EDITOR'S NOTE: When Horror Incorporated began in November 1969, it had a pretty consistent start time of Saturdays at midnight. But before long, that start time began slipping -- some weeks it would commence at 12:15, other weeks 12:45. It depended on when its lead-in show finished.But now, and going forward for some weeks, Horror Incorporated will follow The David Frost Show, a 90-minute syndicated interview program, and won't start until 1:30 AM.
As you may have guessed, the double-feature format for Horror Incorporated still lies in the future. Many of the movies we are seeing now will eventually become staples of the Horror Incorporated second feature, including tonight's entry, The Strange Case of Dr. Rx.

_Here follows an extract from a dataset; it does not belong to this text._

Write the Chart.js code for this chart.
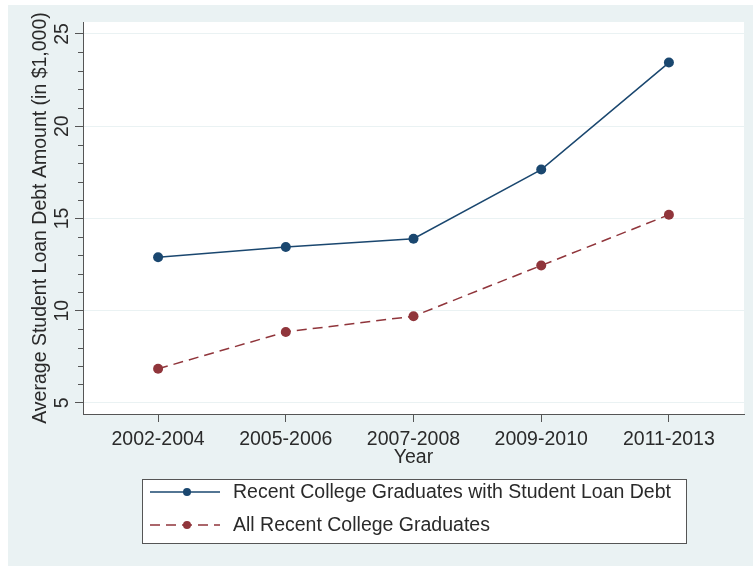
<!DOCTYPE html>
<html>
<head>
<meta charset="utf-8">
<title>Average Student Loan Debt</title>
<script src="https://cdn.jsdelivr.net/npm/chart.js@4.4.1/dist/chart.umd.min.js"></script>
<style>
  html, body { margin: 0; padding: 0; background: #fff; }
  #wrap { width: 753px; height: 567px; }
</style>
</head>
<body>
<div id="wrap"><canvas id="debtChart" width="753" height="567"></canvas></div>
<script>
// data
const years = ['2002-2004', '2005-2006', '2007-2008', '2009-2010', '2011-2013'];
const withDebt = [12.9, 13.45, 13.9, 17.65, 23.45];
const allGrads = [6.85, 8.85, 9.7, 12.45, 15.2];
const yTicks = [5, 6, 7, 8, 9, 10, 11, 12, 13, 14, 15, 16, 17, 18, 19, 20, 21, 22, 23, 24, 25];
const seriesNames = ['Recent College Graduates with Student Loan Debt', 'All Recent College Graduates'];

const FONT = 'Liberation Sans, Arial, Helvetica, sans-serif';
const TEXT = '#2a2a2a';
const AXIS = '#555';
const BLUE = '#1a476f';
const RED = '#90353b';
const GRAPH_BG = '#eaf2f3';

const isMajor = v => v % 5 === 0;

// stata-ish frame: graph region, white plot region, minor ticks, boxed legend
const stataFrame = {
    id: 'stataFrame',
    beforeDraw(chart) {
        const { ctx, chartArea: a } = chart;
        ctx.save();
        ctx.fillStyle = '#fff';
        ctx.fillRect(0, 0, chart.width, chart.height);
        ctx.fillStyle = GRAPH_BG;
        ctx.fillRect(8, 5, 745, 561);
        ctx.fillStyle = '#fff';
        ctx.fillRect(a.left, a.top, a.right - a.left, a.bottom - a.top);
        ctx.restore();
    },
    afterDraw(chart) {
        const { ctx, chartArea: a } = chart;
        const y = chart.scales.y;
        ctx.save();

        // minor ticks on the y axis
        ctx.strokeStyle = AXIS;
        ctx.lineWidth = 1;
        yTicks.filter(v => !isMajor(v)).forEach(v => {
            const py = Math.round(y.getPixelForValue(v)) + 0.5;
            ctx.beginPath();
            ctx.moveTo(a.left - 5, py);
            ctx.lineTo(a.left, py);
            ctx.stroke();
        });

        // legend box
        const box = { x: 142, y: 479, w: 544, h: 64 };
        ctx.fillStyle = '#fff';
        ctx.fillRect(box.x, box.y, box.w, box.h);
        ctx.strokeStyle = AXIS;
        ctx.strokeRect(box.x + 0.5, box.y + 0.5, box.w, box.h);

        chart.data.datasets.forEach((ds, i) => {
            const ly = box.y + 13 + i * 33;
            ctx.strokeStyle = ds.borderColor;
            ctx.lineWidth = 1.5;
            ctx.setLineDash(ds.borderDash || []);
            ctx.beginPath();
            ctx.moveTo(box.x + 8, ly);
            ctx.lineTo(box.x + 78, ly);
            ctx.stroke();
            ctx.setLineDash([]);
            ctx.fillStyle = ds.pointBackgroundColor;
            ctx.beginPath();
            ctx.arc(box.x + 45, ly, 4, 0, Math.PI * 2);
            ctx.fill();

            ctx.fillStyle = TEXT;
            ctx.font = '19.5px ' + FONT;
            ctx.textBaseline = 'middle';
            ctx.textAlign = 'left';
            ctx.fillText(ds.label, box.x + 91, ly + 1);
        });
        ctx.restore();
    }
};

new Chart(document.getElementById('debtChart'), {
    type: 'line',
    data: {
        datasets: [{
            label: seriesNames[0],
            data: withDebt.map((v, i) => ({ x: i, y: v })),
            borderColor: BLUE,
            backgroundColor: BLUE,
            borderWidth: 1.5,
            pointRadius: 5,
            pointBorderWidth: 0,
            pointBackgroundColor: BLUE,
            tension: 0
        }, {
            label: seriesNames[1],
            data: allGrads.map((v, i) => ({ x: i, y: v })),
            borderColor: RED,
            backgroundColor: RED,
            borderWidth: 1.5,
            borderDash: [10, 6],
            pointRadius: 5,
            pointBorderWidth: 0,
            pointBackgroundColor: RED,
            tension: 0
        }]
    },
    options: {
        responsive: false,
        devicePixelRatio: 1,
        animation: false,
        layout: { padding: { top: 22, right: 9, left: 0, bottom: 0 } },
        plugins: {
            legend: { display: false },
            tooltip: { enabled: false }
        },
        scales: {
            x: {
                type: 'linear',
                min: -0.588,
                max: 4.588,
                afterBuildTicks: s => { s.ticks = years.map((_, i) => ({ value: i })); },
                afterFit: s => { s.height = 153; },
                border: { color: AXIS, width: 1 },
                grid: { drawOnChartArea: false, tickLength: 8, tickColor: AXIS },
                ticks: {
                    autoSkip: false,
                    maxRotation: 0,
                    padding: 6,
                    color: TEXT,
                    font: { family: FONT, size: 19.5 },
                    callback: v => years[v]
                },
                title: {
                    display: true,
                    text: 'Year',
                    color: TEXT,
                    font: { family: FONT, size: 19.5 },
                    padding: { top: 0, bottom: 98 }
                }
            },
            y: {
                min: 4.4,
                max: 25.65,
                afterBuildTicks: s => { s.ticks = yTicks.map(v => ({ value: v })); },
                afterFit: s => { s.width = 83; },
                border: { color: AXIS, width: 1 },
                grid: {
                    color: c => isMajor(c.tick.value) ? GRAPH_BG : 'rgba(0,0,0,0)',
                    tickColor: c => isMajor(c.tick.value) ? AXIS : 'rgba(0,0,0,0)',
                    tickLength: 8,
                    lineWidth: 1
                },
                ticks: {
                    autoSkip: false,
                    minRotation: 90,
                    maxRotation: 90,
                    crossAlign: 'center',
                    padding: 2,
                    color: TEXT,
                    font: { family: FONT, size: 19.5 },
                    callback: v => isMajor(v) ? String(v) : ''
                },
                title: {
                    display: true,
                    text: 'Average Student Loan Debt Amount (in $1,000)',
                    color: TEXT,
                    font: { family: FONT, size: 19.5 },
                    padding: { top: 29, bottom: 0 }
                }
            }
        }
    },
    plugins: [stataFrame]
});
</script>
</body>
</html>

Synopsis: A mysterious vigilante called Dr. Rx is killing mobsters and murderers who escape justice via the jury system. Due to the intervention of this sinister character, acquitted men end up strangled, with notes pinned to their chests signed "Dr. Rx". and bearing a number -- a running tally of his victims. The police have been unable to stop the killings, in spite of elaborate precautions.
Detective Jerry Church (Patric Knowles), just returned from South America, gets a lucrative offer from prominent defense attorney Dudley Crispin (Samuel S. Hinds), who is fearful that his own client will be Dr. Rx's next victim. Crispin's offer is "$5,000 to take the case and $5,000 to crack it." This, of course, was real money in 1942; nevertheless, Church turns it down.

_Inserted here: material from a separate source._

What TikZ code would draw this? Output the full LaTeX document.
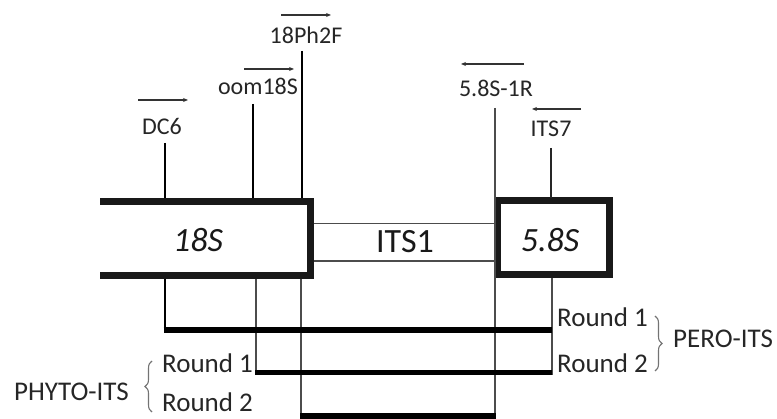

But after he stumbles upon an intriguing clue, and receives a personal appeal from his old friend, police detective Bill Hurd (Edmund MacDonald), Church decides to take the case after all. Along the way he is reunited with Kit Logan (Anne Gwynne), an old flame, and the two impulsively get married.
Church starts receiving death threats, presumably from Dr. Rx, and after seeing how upset Kit is as a result, Crispin reluctantly advises Jerry to drop the case. Church, believing his responsibilities as a married man must take precedence, agrees. But local mobster Ernie Paul (John Gallaudet) wants Church to stay on, and after satisfying himself that Paul isn't Dr. Rx (as the police inexplicably suspect) Church agrees to this too.

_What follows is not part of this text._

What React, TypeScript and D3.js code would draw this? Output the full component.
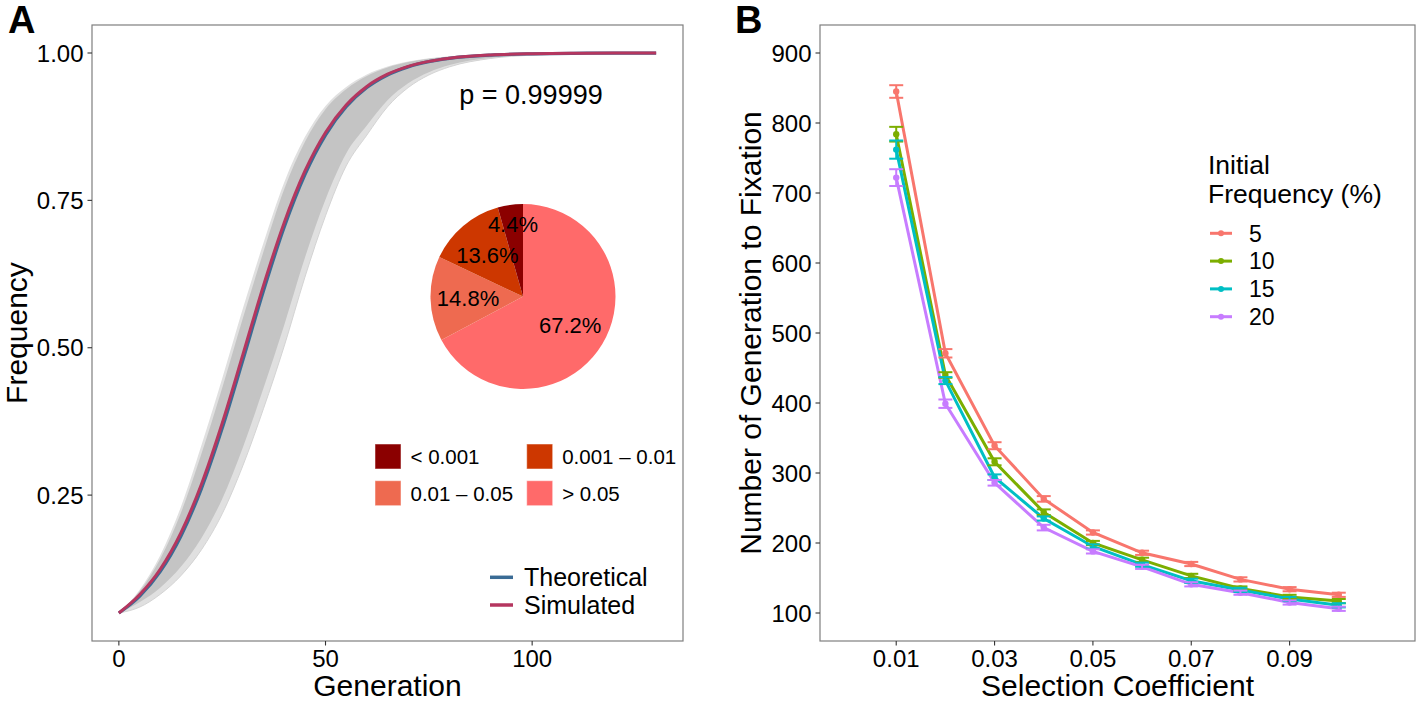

Due to the careless driving of Shemp Howard (yes, Shemp Howard), Church gets kidnapped by Dr. Rx and taken to his secret lab, where he announces his plan to swap Church's brain with that of a gorilla.
Comments: Some of the movies we've seen on Horror Incorporated have been great, and others have been....well, less than great. But The Strange Case of Dr. Rx is our first out-and-out clunker. Its script is pure, inept hackwork.
Its best acting talents (Lionel Atwill and Anne Gwynne) are squandered in favor of stuffed-shirt Patric Knowles and his dismal sidekick Mantan Moreland (who is apparently on some horrible work-release program from the Charlie Chan pictures, which were dying a slow death over at Monogram studios at the time). Its attempts at humor are dreary, its horror elements tacked on at the last minute, and its rom-com subplot completely exhausted.
As romantic leads, Knowles and Gwynne have about as much screen chemistry as a couple of cinder blocks. The endless appeals to Jerry Church (Take the case! Drop the case! Take the case!) apparently serve no purpose other than padding out the movie's brief running time. The mad-scientist-in-his-laboratory bit is a welcome touch of the macabre, but comes too late to make any real difference and turns out to be what everything else in this picture is: a red herring.
Even when we cede that Dr. Rx's entire scheme is idiotic, his plan to swap Jerry's brain with the brain of a gorilla is absurd on its face -- it goes entirely against everything we've seen from him so far. Moreover, the only effect it would likely have on Church would be to make him a better detective.
The movie clocks in at a brisk 66 minutes, but it felt like three hours, and by the end of it I was wishing someone would swap my brain with a gorilla's, just so that I could say something interesting happened while I was watching The Strange Case of Dr. Rx.
2 comments:
Also, swapping a human's brain for a gorilla's brain is akin to swapping the engine of a '71 Volvo with a '98 Olds Cutlass. Some serious modifications would be needed to pull it off, assuming you could do it at all.
Poor Lionel Atwill! At the beginning of 1941, he received top billing over Lon Chaney in MAN MADE MONSTER, then had to settle for second despite starring as THE MAD DOCTOR OF MARKET STREET (below Una Merkel), ending the year second billed again in an insulting cameo in THE STRANGE CASE OF DOCTOR RX (he would soon be listed second again below Lugosi in NIGHT MONSTER). Mantan Moreland was capable of providing more than what the script offered, and elicits a few chuckles despite the "colored valet" role. Better than MYSTERY OF MARIE ROGET, with a nice surprise villain, especially for those familiar with IT'S A WONDERFUL LIFE.